For the last question, I would like to dive a little deeper into the song Moriah from Pyres. It’s one of my favorite songs from 2017, how did Moriah start, how did it evolve into the song we know now and what was your feeling when you heard it for the first time after the recording?
Thank you so much! Moriah is the epitome of the sinister energy and delicate beauty colliding. It is a dark story of an ultimate self-sacrifice, but also a story of coming to terms with loss, processing pain and hardship, and taking one’s fate into one’s own hands.
I think Moriah was written relatively quickly compared to other Kroh tracks. Paul Kenney sent me a guide track containing the main riff, and I thought it was badass. I remember feeling an immediate compulsion to write. Hearing the final track for the first time after the recording is always an interesting experience.
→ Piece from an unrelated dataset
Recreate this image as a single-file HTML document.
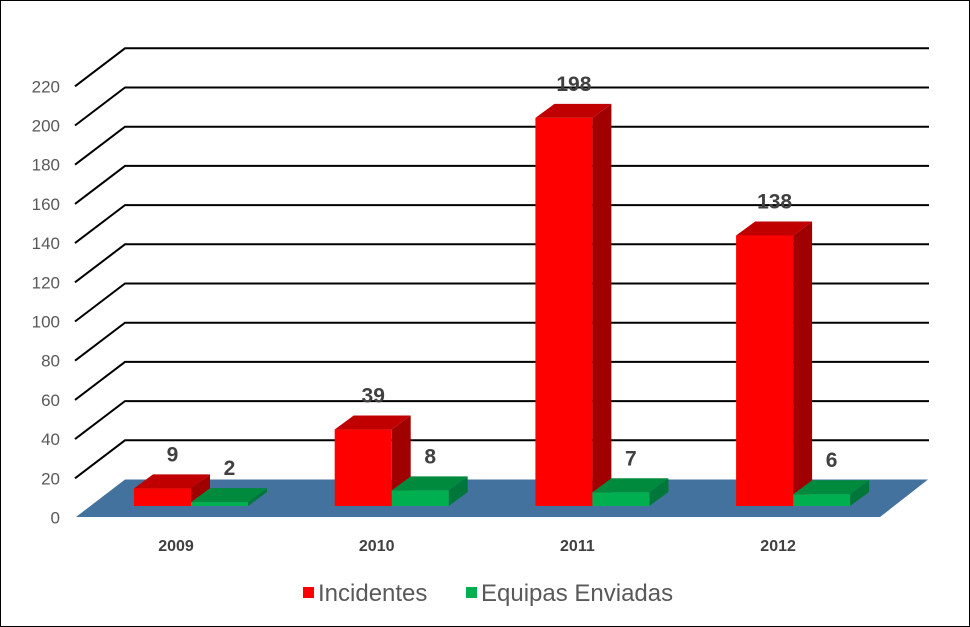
<!DOCTYPE html>
<html><head><meta charset="utf-8"><style>
body{margin:0;background:#fff;}
#wrap{position:relative;width:968px;height:625px;border:1px solid #000;overflow:hidden;}
svg text{font-family:"Liberation Sans",sans-serif;}
</style></head><body>
<div id="wrap">
<svg id="chart" width="968" height="625"></svg>
</div>
<script>
const categories=["2009","2010","2011","2012"];
const incidentes=[9,39,198,138];
const equipas=[2,8,7,6];
const ticks=[0,20,40,60,80,100,120,140,160,180,200,220];
const NS="http://www.w3.org/2000/svg";
const svg=document.getElementById('chart');
const ox=-1,oy=-1;
function el(t,a,p){const e=document.createElementNS(NS,t);for(const k in a)e.setAttribute(k,a[k]);(p||svg).appendChild(e);return e;}
const backY=v=>479.5-v*1.96+oy;
const barY=v=>506-v*1.96+oy;
const catX=i=>134+i*200.7+ox;
ticks.forEach(t=>{
  const y=backY(t);
  if(t>0){
    const g=el('polyline',{points:`${75+ox},${y+38} ${125+ox},${y} ${929+ox},${y}`,fill:'none',stroke:'#000','stroke-width':2});
    
    
  }
  const tx=el('text',{x:60+ox,y:y+38+6,'text-anchor':'end','font-size':17,fill:'#595959'});
  tx.textContent=t;
  
  
});
const fl=el('polygon',{points:`${76+ox},${517+oy} ${880+ox},${517+oy} ${928+ox},${479.5+oy} ${125+ox},${479.5+oy}`,fill:'#44729F'});


function bar(x,v,front,top,side,name){
  const w=57,dx=19,dy=14,b=506+oy,t=barY(v);
  const g=el('g',{});
  
  
  el('polygon',{points:`${x+w},${t} ${x+w+dx},${t-dy} ${x+w+dx},${b-dy} ${x+w},${b}`,fill:side},g);
  el('polygon',{points:`${x},${t} ${x+dx},${t-dy} ${x+w+dx},${t-dy} ${x+w},${t}`,fill:top},g);
  el('rect',{x:x,y:t,width:w,height:b-t,fill:front},g);
  const lb=el('text',{x:x+w/2+10,y:t-30+3,'text-anchor':'middle','font-size':21,'font-weight':'bold',fill:'#404040'});
  lb.textContent=v;
  
  
}
categories.forEach((c,i)=>{
  const x=catX(i);
  bar(x,incidentes[i],'#FF0000','#C00000','#A00000','bar-incidentes-'+c);
  bar(x+57,equipas[i],'#00B050','#008A3E','#00773A','bar-equipas-'+c);
  const t=el('text',{x:x+42,y:551+oy,'text-anchor':'middle','font-size':16,'font-weight':'bold',fill:'#404040'});
  t.textContent=c;
  
  
});
const lg=el('g',{});


const items=[['Incidentes','#FF0000',303],['Equipas Enviadas','#00B050',466]];
items.forEach(([n,col,x])=>{
  const g=el('g',{},lg);
  
  
  el('rect',{x:x+ox,y:587+oy,width:11,height:11,fill:col},g);
  const t=el('text',{x:x+15+ox,y:601+oy,'font-size':24,fill:'#595959'},g);
  t.textContent=n;
});
</script>
</body></html>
Paul and I are often merciless at chiseling away at the draft tracks to obtain the final studio version, so when you compare the two they often sound completely transformed. I recall hearing the menacing vocals in the intro for the first time and thinking: “Woah, that’s rather ominous. Is that my voice?!”. We certainly had a lot of fun playing with different sounds and effects that would facilitate the mystical ritualistic atmosphere we wanted to achieve through Moriah.